In About my display picture, I explained what motivated me to draw my current display picture. Having decided what I wanted to draw was only half the battle: I had absolutely no idea how to draw a mouse. Ideally, I'd have a live model, but I knew my mother wasn't going to buy me an escape-happy, wall-chewing rodent just because I wanted to draw it.
I therefore went with the next best thing: look for a photograph. Most people think the only way to use a photo for drawing is to trace it and reproduce every hair, every floating dust particle, every trick of the light exactly. This becomes noticable because, well, if your model were to move, you wouldn't be able to get all those details. What I had to do, then, was use the photos to find the proportions and basic shapes that, when our brains see them, make us think, "Aah! There's a mouse in the house!"
After searching through several unsuitable pictures in the Google Images results (I needed a model facing sideways to learn the shape right) I went to Wikipedia and took the following image from there. (Girls, hold your screams)
Finding a base shape
I started with the mouse facing left. The first impression I had was that his head formed a teardrop shape (and apparently, I'm not alone) so I decided to test that. The teardrop is not one of those common primitives/autoshapes, so I had to make one myself. A tear drop is made by taking a circle, finding two points at the same “height”, and extending them in a tangent direction. Or, for you physicists, imagine two bodies in circular motion in opposite directions (one clockwise, one counterclockwise, starting from the same point) describing the same circle, and starting from the “lowest” point in that circle. I let go of both bodies at the same y-coordinate (a coordinate above r); what trajectory do I get by the time they crash into each other?
The first challenge was finding the circle to base myself on. I put a small circle at the base of the ear, and enlarged it to reach the point where the head became fuzzy (where the fur mixed in with the background)
I next had to choose my “y-coordinate”. I made this be where my circle no longer ran along the edge of the mouse’s head.
Running the tangent worked pretty well at the beginning, but as soon as I passed the mouse’s brow, the line went way off its desired course. Something similar happened with the bottom line: it went into the mouse’s head at the chin, and then flew off radically.

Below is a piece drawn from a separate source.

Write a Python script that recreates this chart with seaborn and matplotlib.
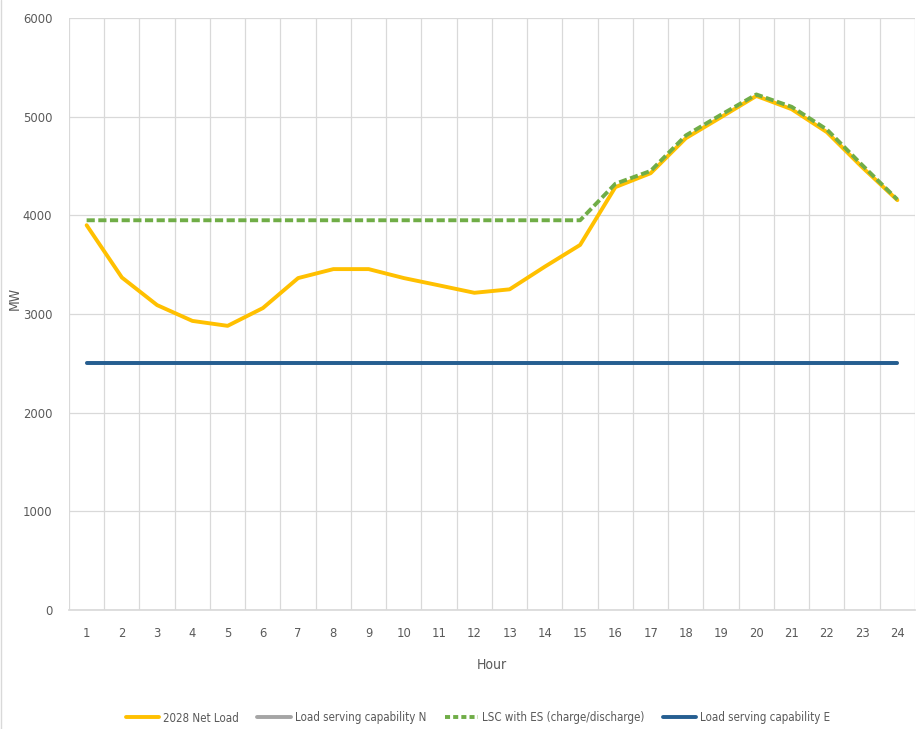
import matplotlib
matplotlib.use("Agg")
import matplotlib.pyplot as plt
import seaborn as sns
import pandas as pd
from matplotlib.lines import Line2D
from matplotlib import font_manager as fm

hours = list(range(1, 25))
net_load = [3900, 3370, 3090, 2930, 2880, 3060, 3364, 3455, 3455, 3364, 3290, 3215,
            3250, 3480, 3700, 4286, 4427, 4782, 4995, 5210, 5076, 4843, 4488, 4154]
lsc_n = [2500] * 24
lsc_es = [3950] * 15 + [4320, 4450, 4810, 5020, 5225, 5100, 4870, 4510, 4160]
lsc_e = [2500] * 24
series_names = ["2028 Net Load", "Load serving capability N",
                "LSC with ES (charge/discharge)", "Load serving capability E"]
y_ticks = [0, 1000, 2000, 3000, 4000, 5000, 6000]

sns.set_theme(style="white")

names = {f.name for f in fm.fontManager.ttflist}
cond_dejavu = any((f.name == "DejaVu Sans" and "Condensed" in f.fname)
                  for f in fm.fontManager.ttflist)
if "Liberation Sans Narrow" in names:
    plt.rcParams['font.family'] = ['Liberation Sans Narrow', 'DejaVu Sans']
    fs_tick, fs_leg, fs_lab = 10, 10, 11
elif cond_dejavu:
    plt.rcParams['font.family'] = ['DejaVu Sans']
    plt.rcParams['font.stretch'] = 'condensed'
    fs_tick, fs_leg, fs_lab = 9.3, 8.3, 10
else:
    plt.rcParams['font.family'] = ['Liberation Sans', 'DejaVu Sans']
    fs_tick, fs_leg, fs_lab = 8.5, 7.6, 10

fig = plt.figure(figsize=(9.2, 7.29), dpi=100)
ax = fig.add_axes([69 / 920, 1 - 610 / 729, (915 - 69) / 920, (610 - 18) / 729])

df = pd.DataFrame({"Hour": hours, "net": net_load, "n": lsc_n, "es": lsc_es, "e": lsc_e})

lw = 2.8
sns.lineplot(data=df, x="Hour", y="n", ax=ax, color="#A5A5A5", linewidth=lw, zorder=2)
sns.lineplot(data=df, x="Hour", y="e", ax=ax, color="#255E91", linewidth=lw, zorder=3)
sns.lineplot(data=df, x="Hour", y="net", ax=ax, color="#FFC000", linewidth=lw, zorder=4)
sns.lineplot(data=df, x="Hour", y="es", ax=ax, color="#70AD47", linewidth=lw, zorder=5,
             linestyle=(0, (2.1, 0.9)))

ax.set_xlim(0.5, 24.5)
ax.set_ylim(0, 6000)
ax.set_yticks(y_ticks)
ax.set_yticklabels([str(v) for v in y_ticks], fontsize=fs_tick, color="#595959")
ax.set_xticks(hours)
ax.set_xticklabels([str(h) for h in hours], fontsize=fs_tick, color="#595959")
ax.set_xticks([h + 0.5 for h in range(0, 25)], minor=True)
ax.grid(False)
ax.yaxis.grid(True, which="major", color="#D9D9D9", linewidth=0.9)
ax.xaxis.grid(True, which="minor", color="#D9D9D9", linewidth=0.9)
ax.tick_params(axis="both", which="both", length=0)
ax.tick_params(axis="x", pad=12)
ax.tick_params(axis="y", pad=12)
for s in ["top", "right", "left"]:
    ax.spines[s].set_visible(False)
ax.spines["bottom"].set_color("#D9D9D9")
ax.set_axisbelow(True)

ax.set_xlabel("Hour", fontsize=fs_lab, color="#595959", labelpad=13)
ax.set_ylabel("MW", fontsize=fs_lab, color="#595959")
ax.yaxis.set_label_coords((22 - 69) / 846, (610 - 298) / 592)

handles = [
    Line2D([], [], color="#FFC000", linewidth=lw),
    Line2D([], [], color="#A5A5A5", linewidth=lw),
    Line2D([], [], color="#70AD47", linewidth=lw, linestyle=(0, (1.3, 0.8))),
    Line2D([], [], color="#255E91", linewidth=lw),
]
fig.legend(handles, series_names, loc="center", bbox_to_anchor=(478 / 920, 1 - 718 / 729),
           ncol=4, frameon=False, fontsize=fs_leg, handlelength=2.9, columnspacing=1.6,
           handletextpad=0.35, labelcolor="#595959")

fig.add_artist(Line2D([1.5 / 920, 1.5 / 920], [0, 1], color="#D9D9D9", linewidth=1,
                      transform=fig.transFigure))

fig.savefig("out.png", dpi=100)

Obviously the teardrop wasn’t the answer, but I had learned a couple of things. First, that mice have a small ridge at their brow, and another at their chin, after which the “slope” of the line increased. Second, that the mouse’s eye was exactly on the circle, at about the height of the ear.
Let's try that again
Apart from the ones I had already discovered (the brow and the chin), there was the obvious one: the tip of the nose. The other two, however, quite astonished me. The fact that there was a small ridge between the whiskers and the eye, and not a straight line, makes sense when you think of the fact that the whiskers have to connect to something underneath the skin. But then there was the fact that from the tip of the nose to the mouth it wasn’t a straight line, either; but again, this makes sense when you consider that behind that mouth are two huge rodent teeth.